Amazon’s annual promotional event for its Prime membership offering is getting a few new wrinkles this year thanks to changes within the Seattle-based company. Their tactics might prove useful to borrow from.
We’re closing in on one of the most corporate of modern holidays, and it’s likely to be a big one.
I’m, of course, talking about Prime Day, Amazon’s attempt to bring some of the giving (or more specifically, buying) spirit to the month of July, while helping to draw attention to the benefits of being a member of the company’s closely watched Prime service.
Amazon has been doing this routine for a few years now, but the company is continually tweaking the formula of its popular offering. (One way it’s doing so? The event, starting the afternoon of July 16, takes place for 36 hours, not 24.)
A few membership ideas from what Amazon’s trying out this year:
Use membership campaigns to highlight lesser-known perks. Amazon has greatly diversified its offerings in recent years, thanks to a series of acquisitions and product launches. And this year, according to Business Insider, the company is offering discounts to Amazon Fresh with a $30 discount on an order of $100 or more, as well as similarly strong benefits for Prime Now delivery and Prime Pantry. “Taking all this together, Amazon is turning Prime Day into Prime Highlight Day,” the publication’s Dennis Green notes. Associations, likewise, should use a membership promotion campaign to show off the full breadth of the what they have to offer.
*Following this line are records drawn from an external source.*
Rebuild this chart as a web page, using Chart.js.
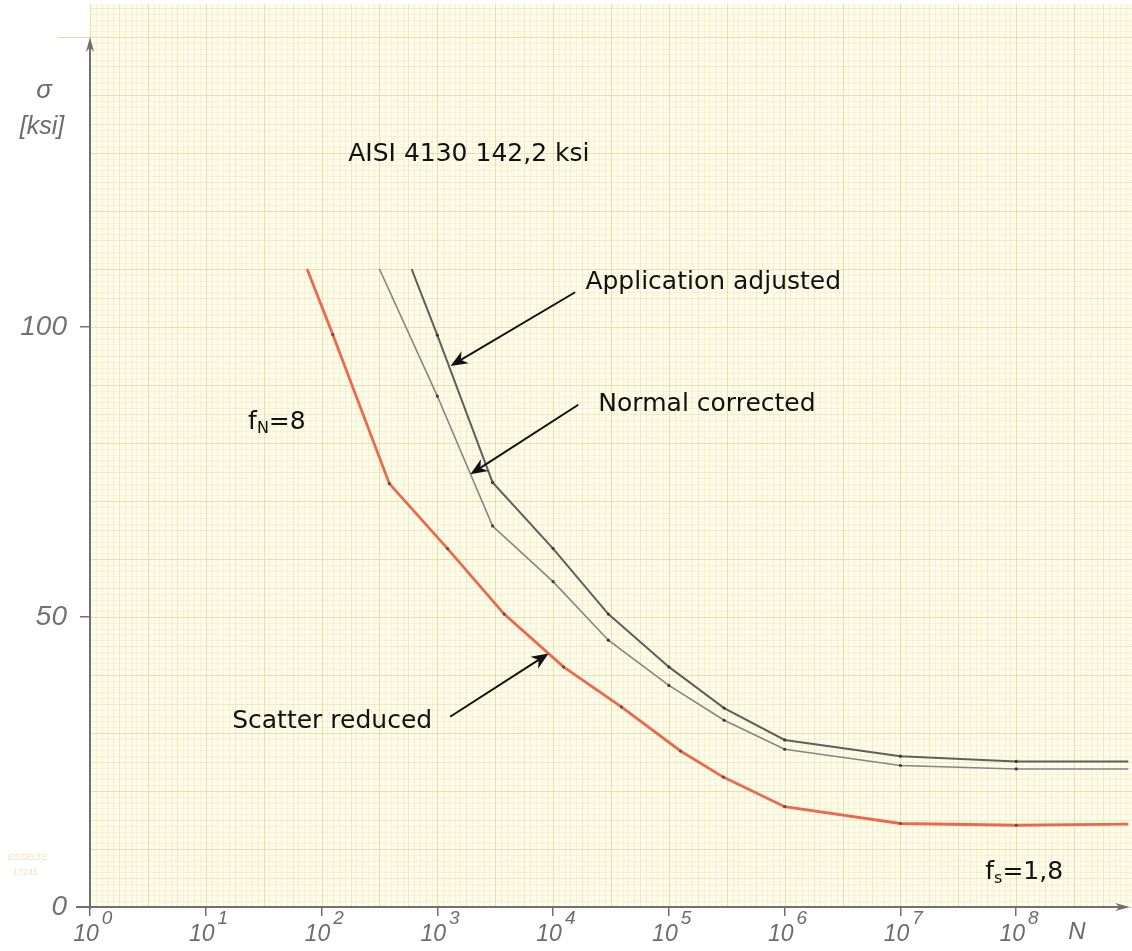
<!DOCTYPE html>
<html>
<head>
<meta charset="utf-8">
<script src="https://cdn.jsdelivr.net/npm/chart.js@4.4.1/dist/chart.umd.min.js"></script>
<style>
  html, body { margin: 0; padding: 0; background: #fff; }
  #wrap { width: 1132px; height: 951px; }
</style>
</head>
<body>
<div id="wrap"><canvas id="snChart" width="1132" height="951"></canvas></div>
<script>
// S-N curves for AISI 4130: cycles N against stress amplitude sigma [ksi]
const appliedN  = [600, 1000, 3000, 10000, 30000, 100000, 300000, 1e6, 1e7, 1e8, 9.3e8];
const appliedS  = [110, 98.6, 73.2, 61.8, 50.5, 41.4, 34.3, 28.8, 26.0, 25.1, 25.1];
const normalN   = [316, 1000, 3000, 10000, 30000, 100000, 300000, 1e6, 1e7, 1e8, 9.3e8];
const normalS   = [110, 88.1, 65.7, 56.1, 46.0, 38.2, 32.2, 27.2, 24.4, 23.8, 23.8];
const scatterN  = [75, 125, 385, 1225, 3780, 12300, 38900, 126000, 295000, 1e6, 1e7, 1e8, 9.3e8];
const scatterS  = [110, 98.7, 73.0, 61.8, 50.5, 41.4, 34.5, 26.9, 22.4, 17.3, 14.4, 14.1, 14.3];

const decades = [0, 1, 2, 3, 4, 5, 6, 7, 8];
const stressTicks = [0, 50, 100];
const supDigits = ['0', '1', '2', '3', '4', '5', '6', '7', '8'];

// labels and arrows, placed in (N, sigma)
const labels = [
  { text: 'AISI 4130 142,2 ksi', n: 170, s: 129.7 },
  { text: 'Application adjusted', n: 19000, s: 107.6 },
  { text: 'Normal corrected', n: 24600, s: 86.7 },
  { text: 'Scatter reduced', n: 16.9, s: 31.9 }
];
const factors = [
  { base: 'f', sub: 'N', rest: '=8', n: 23.2, s: 83.6 },
  { base: 'f', sub: 's', rest: '=1,8', n: 5.4e7, s: 6.0 }
];
const arrows = [
  { from: [15500, 106.0], to: [1300, 93.3] },
  { from: [16500, 86.6], to: [1930, 74.6] },
  { from: [1290, 32.8], to: [9140, 43.7] }
];

const HAND = "'Liberation Sans Narrow', 'Liberation Sans', sans-serif";
const TEXT = "'DejaVu Sans', Verdana, sans-serif";

function pairs(xs, ys) {
  return xs.map((v, i) => ({ x: v, y: ys[i] }));
}

function markers(len) {
  return Array.from({ length: len }, (_, i) => (i === 0 || i === len - 1) ? 0 : 1.6);
}

const paperPlugin = {
  id: 'paper',
  beforeDraw(chart) {
    const { ctx, chartArea: a, scales: { x, y } } = chart;
    ctx.save();
    ctx.fillStyle = '#fdfcea';
    ctx.fillRect(a.left, a.top, a.right - a.left, a.bottom - a.top);
    ctx.lineWidth = 1;
    const passes = [
      { test: k => k % 5 !== 0, colour: 'rgba(228,228,175,0.38)' },
      { test: k => k % 5 === 0 && k % 10 !== 0, colour: 'rgba(222,222,160,0.5)' },
      { test: k => k % 10 === 0, colour: 'rgba(218,216,150,0.72)' }
    ];
    passes.forEach(p => {
      ctx.strokeStyle = p.colour;
      ctx.beginPath();
      for (let k = 0; k <= 180; k++) {
        if (!p.test(k)) continue;
        const px = Math.round(x.getPixelForValue(Math.pow(10, k / 20))) + 0.5;
        if (px > a.right) break;
        ctx.moveTo(px, a.top);
        ctx.lineTo(px, a.bottom);
      }
      for (let j = 0; j <= 160; j++) {
        if (!p.test(j)) continue;
        const py = Math.round(y.getPixelForValue(j)) + 0.5;
        if (py < a.top) break;
        ctx.moveTo(a.left, py);
        ctx.lineTo(a.right, py);
      }
      ctx.stroke();
    });
    // ruled line running out past the left edge at 150
    const y150 = Math.round(y.getPixelForValue(150)) + 0.5;
    ctx.strokeStyle = 'rgba(218,216,150,0.8)';
    ctx.beginPath();
    ctx.moveTo(a.left - 32, y150);
    ctx.lineTo(a.left, y150);
    ctx.stroke();

    // paper maker's imprint
    ctx.fillStyle = 'rgba(222,205,130,0.55)';
    ctx.font = "9px 'Liberation Sans Narrow', 'Liberation Sans'";
    ctx.textAlign = 'left';
    ctx.textBaseline = 'middle';
    ctx.fillText('ESSELTE', 8, 858);
    ctx.fillText('17245', 13, 873);
    ctx.restore();
  }
};

function arrowHead(ctx, x1, y1, x2, y2, len, half) {
  const ang = Math.atan2(y2 - y1, x2 - x1);
  const c = Math.cos(ang), s = Math.sin(ang);
  ctx.beginPath();
  ctx.moveTo(x2, y2);
  ctx.lineTo(x2 - len * c + half * s, y2 - len * s - half * c);
  ctx.lineTo(x2 - len * 0.7 * c, y2 - len * 0.7 * s);
  ctx.lineTo(x2 - len * c - half * s, y2 - len * s + half * c);
  ctx.closePath();
  ctx.fill();
}

const axesPlugin = {
  id: 'handAxes',
  afterDraw(chart) {
    const { ctx, chartArea: a, scales: { x, y } } = chart;
    ctx.save();
    const x0 = x.getPixelForValue(1);
    const y0 = y.getPixelForValue(0);
    const yTop = y.getPixelForValue(150);
    ctx.strokeStyle = '#707070';
    ctx.fillStyle = '#707070';
    ctx.lineWidth = 2;
    ctx.beginPath();
    ctx.moveTo(x0, y0 + 2);
    ctx.lineTo(x0, yTop + 6);
    ctx.moveTo(x0 - 14, y0);
    ctx.lineTo(a.right - 8, y0);
    ctx.stroke();
    arrowHead(ctx, x0, y0, x0, yTop, 15, 4);
    arrowHead(ctx, x0, y0, a.right - 2, y0, 15, 4);

    // decade labels 10^k
    ctx.fillStyle = '#6c6c6c';
    ctx.textBaseline = 'alphabetic';
    decades.forEach(d => {
      const px = x.getPixelForValue(Math.pow(10, d));
      ctx.font = 'italic 23px ' + HAND;
      ctx.textAlign = 'center';
      ctx.fillText('10', px - 4, y0 + 34);
      const w = ctx.measureText('10').width;
      ctx.font = 'italic 19px ' + HAND;
      ctx.textAlign = 'left';
      ctx.fillText(supDigits[d], px - 4 + w / 2 + 3, y0 + 17);
    });
    ctx.font = 'italic 24px ' + HAND;
    ctx.textAlign = 'left';
    ctx.fillText('N', x.getPixelForValue(1e8) + 52, y0 + 32);

    // sigma axis title
    ctx.textAlign = 'center';
    ctx.font = 'italic 26px ' + HAND;
    ctx.fillText('\u03c3', 44, 98);
    ctx.font = 'italic 25px ' + HAND;
    ctx.fillText('[ksi]', 42, 134);
    ctx.restore();
  }
};

const notesPlugin = {
  id: 'notes',
  afterDatasetsDraw(chart) {
    const { ctx, scales: { x, y } } = chart;
    ctx.save();
    ctx.fillStyle = '#111';
    ctx.strokeStyle = '#111';
    ctx.textAlign = 'left';
    ctx.textBaseline = 'middle';
    ctx.font = '25px ' + TEXT;
    labels.forEach(l => {
      ctx.fillText(l.text, x.getPixelForValue(l.n), y.getPixelForValue(l.s));
    });
    factors.forEach(f => {
      let px = x.getPixelForValue(f.n);
      const py = y.getPixelForValue(f.s);
      ctx.font = '25px ' + TEXT;
      ctx.fillText(f.base, px, py);
      px += ctx.measureText(f.base).width;
      ctx.font = '16px ' + TEXT;
      ctx.fillText(f.sub, px, py + 7);
      px += ctx.measureText(f.sub).width;
      ctx.font = '25px ' + TEXT;
      ctx.fillText(f.rest, px, py);
    });
    ctx.lineWidth = 2;
    arrows.forEach(ar => {
      const x1 = x.getPixelForValue(ar.from[0]), y1 = y.getPixelForValue(ar.from[1]);
      const x2 = x.getPixelForValue(ar.to[0]), y2 = y.getPixelForValue(ar.to[1]);
      const ang = Math.atan2(y2 - y1, x2 - x1);
      ctx.beginPath();
      ctx.moveTo(x1, y1);
      ctx.lineTo(x2 - 10 * Math.cos(ang), y2 - 10 * Math.sin(ang));
      ctx.stroke();
      arrowHead(ctx, x1, y1, x2, y2, 17, 7);
    });
    ctx.restore();
  }
};

const ctx = document.getElementById('snChart').getContext('2d');
const chart = new Chart(ctx, {
  type: 'line',
  data: {
    datasets: [{
      label: 'Application adjusted',
      data: pairs(appliedN, appliedS),
      borderColor: '#5f5f5f',
      borderWidth: 2,
      pointRadius: markers(appliedN.length),
      pointBackgroundColor: '#3a3a3a',
      pointBorderWidth: 0
    }, {
      label: 'Normal corrected',
      data: pairs(normalN, normalS),
      borderColor: '#858585',
      borderWidth: 1.6,
      pointRadius: markers(normalN.length),
      pointBackgroundColor: '#3a3a3a',
      pointBorderWidth: 0
    }, {
      label: 'Scatter reduced',
      data: pairs(scatterN, scatterS),
      borderColor: 'rgba(236,92,64,0.92)',
      borderWidth: 2.8,
      pointRadius: markers(scatterN.length),
      pointBackgroundColor: '#6a4a44',
      pointBorderWidth: 0
    }]
  },
  options: {
    responsive: false,
    animation: false,
    layout: { padding: { top: 4, right: 0, left: 0, bottom: 0 } },
    plugins: {
      legend: { display: false },
      tooltip: { enabled: false }
    },
    elements: { line: { tension: 0 } },
    scales: {
      x: {
        type: 'logarithmic',
        min: 1,
        max: 1e9,
        afterBuildTicks: s => { s.ticks = decades.map(d => ({ value: Math.pow(10, d) })); },
        afterFit: s => { s.height = 44; s.paddingLeft = 0; s.paddingRight = 0; },
        ticks: { display: false },
        border: { display: false },
        grid: {
          drawOnChartArea: false,
          drawTicks: true,
          tickLength: 9,
          tickColor: '#707070',
          lineWidth: 1.5
        }
      },
      y: {
        type: 'linear',
        min: 0,
        max: 155.7,
        afterBuildTicks: s => { s.ticks = stressTicks.map(v => ({ value: v })); },
        afterFit: s => { s.width = 90; s.paddingTop = 0; s.paddingBottom = 0; },
        ticks: {
          padding: 13,
          color: '#727272',
          font: { family: HAND, size: 28, style: 'italic' }
        },
        border: { display: false },
        grid: {
          drawOnChartArea: false,
          drawTicks: true,
          tickLength: 10,
          tickColor: '#707070',
          lineWidth: 1.5
        }
      }
    }
  },
  plugins: [paperPlugin, axesPlugin, notesPlugin]
});
</script>
</body>
</html>
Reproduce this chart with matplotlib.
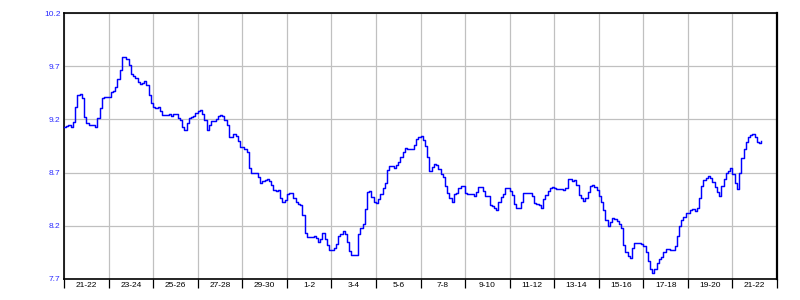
import matplotlib
matplotlib.use("Agg")
import matplotlib.pyplot as plt
import numpy as np

# Step series, 10 readings per day, starting at the left edge of the chart
values = [
    9.13, 9.14, 9.145, 9.127, 9.18, 9.314, 9.43, 9.437, 9.40, 9.22,
    9.162, 9.152, 9.152, 9.146, 9.127, 9.216, 9.304, 9.40, 9.406, 9.409,
    9.415, 9.456, 9.469, 9.50, 9.583, 9.665, 9.789, 9.789, 9.763, 9.71,
    9.627, 9.605, 9.589, 9.551, 9.535, 9.545, 9.558, 9.52, 9.43, 9.352,
    9.32, 9.311, 9.314, 9.279, 9.241, 9.241, 9.241, 9.247, 9.232, 9.247,
    9.247, 9.209, 9.19, 9.13, 9.10, 9.17, 9.212, 9.221, 9.231, 9.261,
    9.28, 9.29, 9.25, 9.19, 9.10, 9.15, 9.188, 9.188, 9.206, 9.228,
    9.246, 9.23, 9.197, 9.15, 9.037, 9.037, 9.062, 9.047, 9.0, 8.945,
    8.936, 8.924, 8.893, 8.746, 8.70, 8.70, 8.694, 8.66, 8.60, 8.617,
    8.633, 8.639, 8.623, 8.587, 8.538, 8.531, 8.538, 8.46, 8.424, 8.44,
    8.50, 8.507, 8.507, 8.464, 8.424, 8.405, 8.393, 8.30, 8.13, 8.092,
    8.092, 8.092, 8.108, 8.089, 8.051, 8.077, 8.13, 8.073, 8.02, 7.972,
    7.972, 7.988, 8.03, 8.105, 8.121, 8.152, 8.121, 8.045, 7.963, 7.925,
    7.925, 7.93, 8.121, 8.178, 8.216, 8.36, 8.516, 8.526, 8.469, 8.421,
    8.415, 8.456, 8.50, 8.551, 8.60, 8.725, 8.763, 8.763, 8.747, 8.773,
    8.804, 8.842, 8.89, 8.928, 8.922, 8.922, 8.922, 8.963, 9.015, 9.03,
    9.04, 9.006, 8.952, 8.85, 8.716, 8.754, 8.782, 8.77, 8.73, 8.69,
    8.662, 8.574, 8.511, 8.46, 8.426, 8.495, 8.511, 8.552, 8.574, 8.574,
    8.511, 8.50, 8.50, 8.495, 8.48, 8.52, 8.568, 8.565, 8.527, 8.48,
    8.48, 8.40, 8.385, 8.363, 8.35, 8.426, 8.47, 8.50, 8.552, 8.558,
    8.527, 8.486, 8.407, 8.363, 8.369, 8.426, 8.505, 8.511, 8.511, 8.505,
    8.48, 8.413, 8.406, 8.393, 8.37, 8.456, 8.488, 8.526, 8.551, 8.567,
    8.551, 8.542, 8.542, 8.542, 8.532, 8.551, 8.637, 8.637, 8.62, 8.63,
    8.58, 8.488, 8.463, 8.437, 8.463, 8.52, 8.573, 8.583, 8.564, 8.532,
    8.478, 8.425, 8.352, 8.25, 8.20, 8.235, 8.273, 8.266, 8.241, 8.216,
    8.184, 8.02, 7.95, 7.92, 7.893, 7.988, 8.035, 8.035, 8.035, 8.026,
    8.013, 7.95, 7.868, 7.798, 7.76, 7.79, 7.85, 7.89, 7.91, 7.955,
    7.98, 7.98, 7.975, 7.975, 8.01, 8.10, 8.20, 8.25, 8.28, 8.32,
    8.32, 8.35, 8.36, 8.34, 8.37, 8.465, 8.57, 8.63, 8.653, 8.67,
    8.653, 8.615, 8.565, 8.52, 8.48, 8.57, 8.64, 8.695, 8.715, 8.74,
    8.685, 8.60, 8.55, 8.695, 8.84, 8.92, 8.99, 9.03, 9.05, 9.063,
    9.03, 8.99, 8.98, 9.0,
]
readings_per_day = 10
days = np.arange(len(values)) / readings_per_day

x_labels = ["21-22", "23-24", "25-26", "27-28", "29-30", "1-2", "3-4", "5-6",
            "7-8", "9-10", "11-12", "13-14", "15-16", "17-18", "19-20", "21-22"]
y_ticks = [7.7, 8.2, 8.7, 9.2, 9.7, 10.2]

plt.rcParams['font.family'] = ['Liberation Sans', 'DejaVu Sans']

fig = plt.figure(figsize=(8, 3), dpi=100)
ax = fig.add_axes([64/800, 1 - 279/300, (777-64)/800, (279-13)/300])

ax.plot(days, values, drawstyle='steps-post', color='#0000ff', lw=1.05, zorder=3)

n = len(x_labels)
ax.set_xlim(0, 2*n)
ax.set_ylim(y_ticks[0], y_ticks[-1])

ax.set_xticks(np.arange(0, 2*n + 1, 2))
ax.set_xticklabels([])
ax.set_xticks(np.arange(1, 2*n, 2), minor=True)
ax.set_xticklabels(x_labels, minor=True)
ax.tick_params(axis='x', which='major', direction='out', length=6.5, width=0.9, color='black')
ax.tick_params(axis='x', which='minor', length=0, pad=2.5, labelsize=6, labelcolor='black')

ax.set_yticks(y_ticks)
ax.set_yticklabels([f"{v:.1f}" for v in y_ticks])
ax.tick_params(axis='y', length=0, pad=2.5, labelsize=6, labelcolor='#2a2aff')

ax.grid(True, which='major', color='#c0c0c0', lw=0.9, zorder=0)
ax.set_axisbelow(True)

for s in ['left', 'bottom', 'top']:
    ax.spines[s].set_linewidth(1.2)
    ax.spines[s].set_color('black')
ax.spines['right'].set_linewidth(1.6)
ax.spines['right'].set_color('black')

fig.savefig('out.png', dpi=100, facecolor='white')
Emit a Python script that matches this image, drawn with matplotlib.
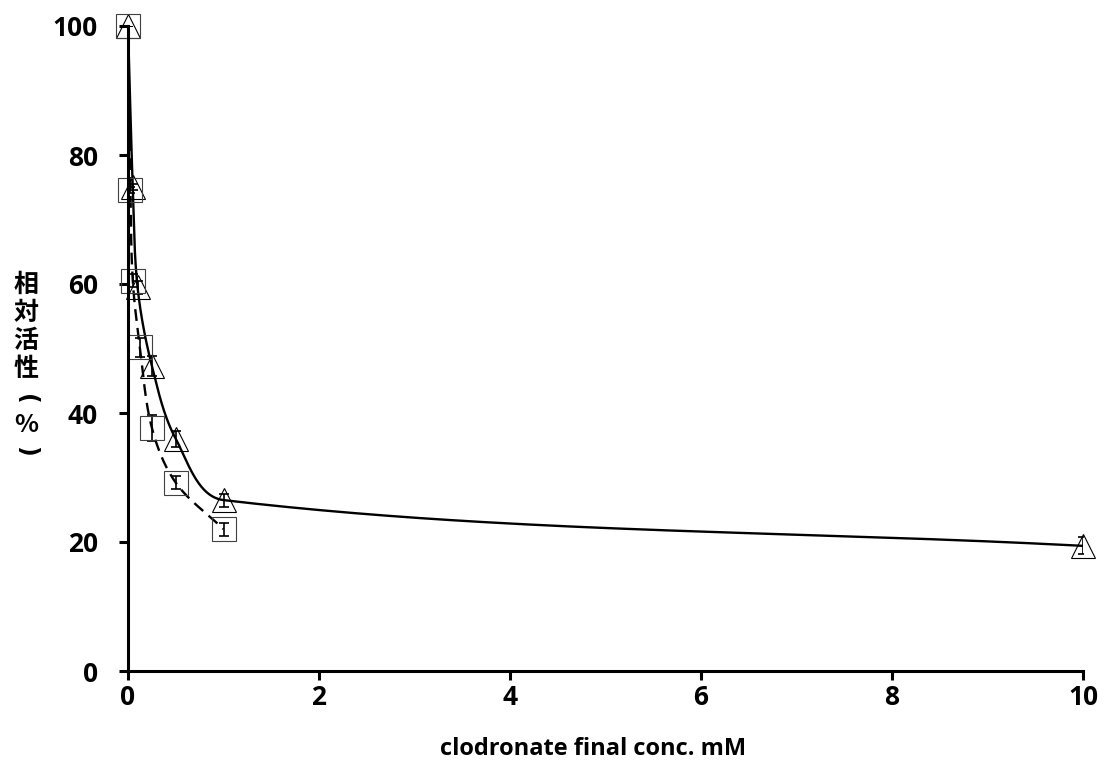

Turn benefits into sales with a private label. One way Amazon is helping to bolster its position as a membership-driven store is by offering a variety of products that can only be purchased at Amazon. Per Retail Dive, these vary from pet food to furniture. And not all of the brands are obvious—while many are familiar with AmazonBasics, the company also has brands like Rivet, Mama Bear, and Solimo. For associations, the play here might be with content—for example, by selling a line of books under your organization’s brand name (discounted for members, of course) or by launching a product like a podcast.
Add a physical component to your membership drive. The crown jewel of Amazon’s offerings that it didn’t have a year ago, of course, is Whole Foods, a widely watched acquisition that is expected to transform the retail giant’s business in significant ways. And the company is doing much to promote Prime Day in the grocery stores, reports Chain Store Age. (Among other things: Between July 11 and July 17, if you spend $10 in Whole Foods, you get a $10 credit to spend on Amazon on Prime Day.) While you may not be in the market to buy your own retail chain, Amazon’s move to put membership in the public eye by making it tangible at Whole Foods stores around the country is an interesting strategy and one worth borrowing from. Maybe it’s a conference; maybe it’s a partnership with a business that has a direct tie to consumers. But adding a physical component to membership holds a lot of potential.